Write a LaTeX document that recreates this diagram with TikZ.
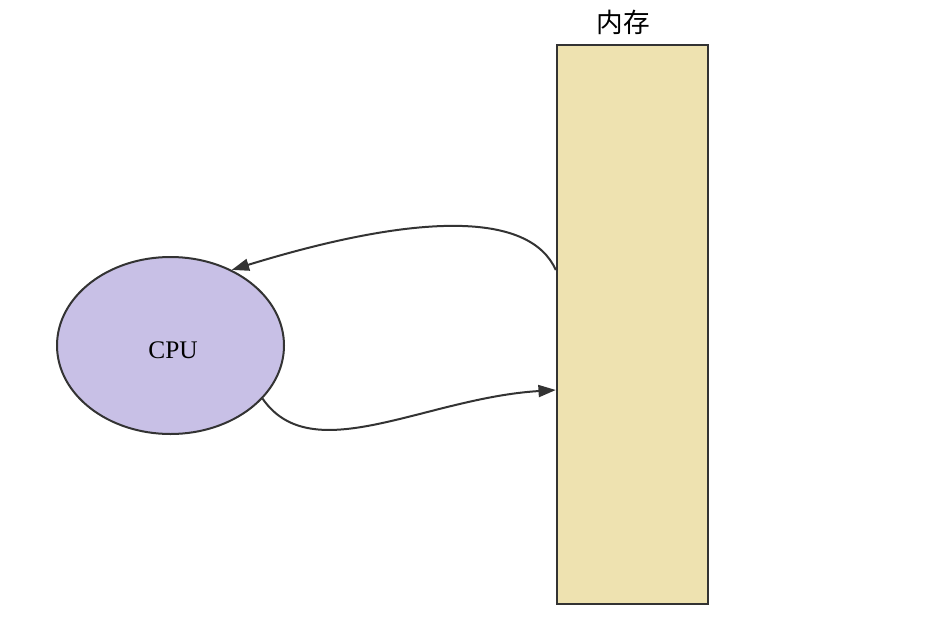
\documentclass[tikz,border=0pt]{standalone}
\usepackage{fontspec}
\setmainfont{Liberation Serif}
\newfontfamily\cjk{Noto Sans CJK SC}
\usetikzlibrary{arrows.meta,shapes.geometric}
\definecolor{cpufill}{RGB}{200,192,230}
\definecolor{memfill}{RGB}{238,226,176}
\definecolor{stroke}{RGB}{51,51,51}
\tikzset{
  cpunode/.style={ellipse, draw=stroke, fill=cpufill, line width=1.5pt, minimum width=170.25pt, minimum height=132.75pt, inner sep=0pt},
  memnode/.style={rectangle, draw=stroke, fill=memfill, line width=1.8pt, minimum width=113.25pt, minimum height=419.25pt, inner sep=0pt},
  flow/.style={draw=stroke, line width=1.5pt, -{Triangle[length=13pt,width=9pt]}},
}
\begin{document}
\begin{tikzpicture}[x=0.75pt,y=-0.75pt]
\useasboundingbox (0,0) rectangle (931,639);
\node[cpunode] (cpu) at (170.5,345.5) {};
\node[font=\fontsize{19}{22}\selectfont] (cpulabel) at (173,350) {CPU};
\node[memnode] (mem) at (632.5,324.5) {};
\node[font=\cjk\fontsize{20}{24}\selectfont] (memlabel) at (623,22) {内存};
\coordinate (out) at ([shift={(0,-54.5)}]mem.west);
\coordinate (in) at ([shift={(0,65.5)}]mem.west);
\draw[flow] (out) .. controls (530,212) and (420,212) .. (cpu.51.6);
\draw[flow] (cpu.-30.2) .. controls (312,470) and (425,398) .. (in);
\end{tikzpicture}
\end{document}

_Task objective_:
Reproduce the material above in full and without alteration, but skip all pictures.

_Result_:
Write a LaTeX document that recreates this diagram with TikZ.
\documentclass[tikz,border=0pt]{standalone}
\usepackage{fontspec}
\setmainfont{Liberation Serif}
\newfontfamily\cjk{Noto Sans CJK SC}
\usetikzlibrary{arrows.meta,shapes.geometric}
\definecolor{cpufill}{RGB}{200,192,230}
\definecolor{memfill}{RGB}{238,226,176}
\definecolor{stroke}{RGB}{51,51,51}
\tikzset{
  cpunode/.style={ellipse, draw=stroke, fill=cpufill, line width=1.5pt, minimum width=170.25pt, minimum height=132.75pt, inner sep=0pt},
  memnode/.style={rectangle, draw=stroke, fill=memfill, line width=1.8pt, minimum width=113.25pt, minimum height=419.25pt, inner sep=0pt},
  flow/.style={draw=stroke, line width=1.5pt, -{Triangle[length=13pt,width=9pt]}},
}
\begin{document}
\begin{tikzpicture}[x=0.75pt,y=-0.75pt]
\useasboundingbox (0,0) rectangle (931,639);
\node[cpunode] (cpu) at (170.5,345.5) {};
\node[font=\fontsize{19}{22}\selectfont] (cpulabel) at (173,350) {CPU};
\node[memnode] (mem) at (632.5,324.5) {};
\node[font=\cjk\fontsize{20}{24}\selectfont] (memlabel) at (623,22) {内存};
\coordinate (out) at ([shift={(0,-54.5)}]mem.west);
\coordinate (in) at ([shift={(0,65.5)}]mem.west);
\draw[flow] (out) .. controls (530,212) and (420,212) .. (cpu.51.6);
\draw[flow] (cpu.-30.2) .. controls (312,470) and (425,398) .. (in);
\end{tikzpicture}
\end{document}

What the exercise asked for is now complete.